Naturally, what successful aging means to a 65-year old will look different to an 85-year old. Moreover, one’s environment, gender, race, ethnicity, and other social identity groups may influence the way in which one achieves successful aging.

Social support and productivity, which are both necessary parts of life engagement, fall nicely in line with life pursuits of love, work and play. Social support in particular, is most effective when it’s mutual and balanced and is instrumental for successful aging. Studies have shown that the more social ties one has, the less decline in functioning over time. However, this tends to vary with gender: in most cases, men report to receive emotional support primarily from their spouses, while women often rely heavily on their friends, relatives, and children for emotional support.

Along the lines of productivity, research suggests that the more productive a person is, the more higher-functioning they are. Interestingly, physical activity (an aspect of productive activity), helps to maintain health functioning and therefore prevent declines in overall well-being.

A large Harvard study called “The Adult Development Study” tracked a young cohort of over 250 participants for 80 years. These participants were considered socially advantaged and overall healthy. The results show that more than 80% outlived their 80th birthday and on average seemed to maintain the following lifestyle: not smoking (or stopping smoking while young), coping adaptively, not abusing alcohol, maintaining a healthy weight, some exercise, a stable marriage, and being educated. These variables were attributed to the participants’ longevity.
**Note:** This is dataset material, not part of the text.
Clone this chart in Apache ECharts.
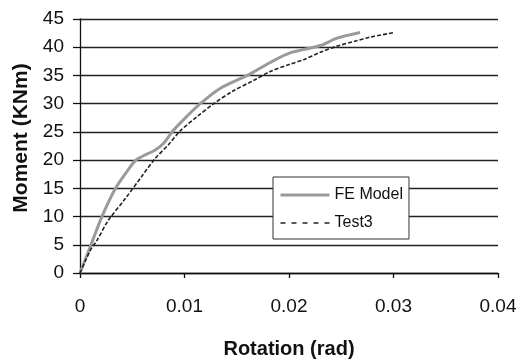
<!DOCTYPE html>
<html><head><meta charset="utf-8">
<script src="https://cdn.jsdelivr.net/npm/echarts@6/dist/echarts.min.js"></script>
<style>html,body{margin:0;padding:0;background:#fff}#c{width:530px;height:364px}</style>
</head><body><div id="c"></div>
<script>
const xTicks = [0, 0.01, 0.02, 0.03, 0.04];
const yTicks = [0, 5, 10, 15, 20, 25, 30, 35, 40, 45];
const feRotation = [0, 0.00105, 0.0021, 0.0034, 0.0045, 0.0053, 0.0059, 0.0072, 0.0080, 0.0089, 0.0102, 0.0115, 0.0134, 0.0160, 0.0182, 0.0201, 0.0230, 0.0246, 0.0268];
const feMoment   = [0, 5, 10, 15, 18, 19.9, 20.6, 21.8, 23, 25.2, 27.7, 30, 32.7, 35, 37.3, 39, 40.3, 41.6, 42.6];
const testRotation = [0, 0.0005, 0.0011, 0.0016, 0.0027, 0.0043, 0.0059, 0.0072, 0.0085, 0.0096, 0.0112, 0.0128, 0.0146, 0.0166, 0.0182, 0.0201, 0.0214, 0.0230, 0.0246, 0.0262, 0.0278, 0.0301];
const testMoment   = [0, 2.1, 4.4, 5.7, 9.3, 13.1, 17.1, 20.3, 22.8, 25.2, 27.7, 30, 32.2, 34.1, 35.7, 37.0, 37.8, 39.1, 40.2, 41.0, 41.8, 42.6];
const seriesNames = ['FE Model', 'Test3'];

const font = 'Liberation Sans, Arial, sans-serif';
const chart = echarts.init(document.getElementById('c'), null, {renderer: 'canvas'});
chart.setOption({
  backgroundColor: '#fff',
  animation: false,
  grid: {left: 80, right: 32, top: 19, bottom: 85, containLabel: false},
  legend: {
    orient: 'vertical', left: 273, top: 177,
    padding: [10, 6, 8, 6], itemGap: 12, itemWidth: 49, itemHeight: 14,
    backgroundColor: '#fff', borderColor: '#333', borderWidth: 1,
    itemStyle: {opacity: 0, borderWidth: 0},
    textStyle: {fontFamily: font, fontSize: 16, color: '#111', lineHeight: 16},
    data: [
      {name: seriesNames[0], lineStyle: {width: 3, color: '#9a9a9a'}},
      {name: seriesNames[1], lineStyle: {width: 1.6, color: '#222', type: [5, 6]}}
    ]
  },
  xAxis: {
    type: 'value', min: xTicks[0], max: xTicks[xTicks.length - 1], interval: xTicks[1] - xTicks[0],
    name: 'Rotation (rad)', nameLocation: 'middle', nameGap: 66,
    nameTextStyle: {fontFamily: font, fontSize: 20, fontWeight: 'bold', color: '#111'},
    axisLine: {show: true, lineStyle: {color: '#111', width: 1.3}},
    axisTick: {show: true, length: 5, lineStyle: {color: '#111', width: 1.3}},
    axisLabel: {margin: 24, fontFamily: font, fontSize: 19, color: '#111',
      formatter: v => String(+v.toFixed(2))},
    splitLine: {show: false}
  },
  yAxis: {
    type: 'value', min: yTicks[0], max: yTicks[yTicks.length - 1], interval: yTicks[1] - yTicks[0],
    name: 'Moment (KNm)', nameLocation: 'middle', nameGap: 47,
    nameTextStyle: {fontFamily: font, fontSize: 21, fontWeight: 'bold', color: '#111', padding: [0, 0, 0, 16]},
    axisLine: {show: true, lineStyle: {color: '#111', width: 1.3}},
    axisTick: {show: true, length: 7, lineStyle: {color: '#111', width: 1.3}},
    axisLabel: {margin: 16, fontFamily: font, fontSize: 19, color: '#111'},
    splitLine: {show: true, lineStyle: {color: '#222', width: 1.3}}
  },
  series: [
    {name: seriesNames[0], type: 'line', smooth: 0.3, symbol: 'none', showSymbol: false,
     data: feRotation.map((r, i) => [r, feMoment[i]]),
     lineStyle: {color: '#9a9a9a', width: 3}, itemStyle: {color: '#9a9a9a'}, z: 3},
    {name: seriesNames[1], type: 'line', smooth: 0.3, symbol: 'none', showSymbol: false,
     data: testRotation.map((r, i) => [r, testMoment[i]]),
     lineStyle: {color: '#222', width: 1.6, type: [4, 2]}, itemStyle: {color: '#222'}, z: 4}
  ]
});
</script></body></html>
Another very interesting study in 2001 proposed the theory that longevity may be rooted in experiencing positive emotions in early life. A recollection of many positive memories from one’s early life may be related to a reduced risk of mortality. Other studies have found that resilience may also play an important role in successful aging.

All in all, the immense amount of research in this area suggests that people have more control over the quality of their lives during the aging process than once believed.

I encourage you, readers, to take a few moments and reflect on what aging successfully means to you, and how you can tailor your current lifestyle to create a rewarding future.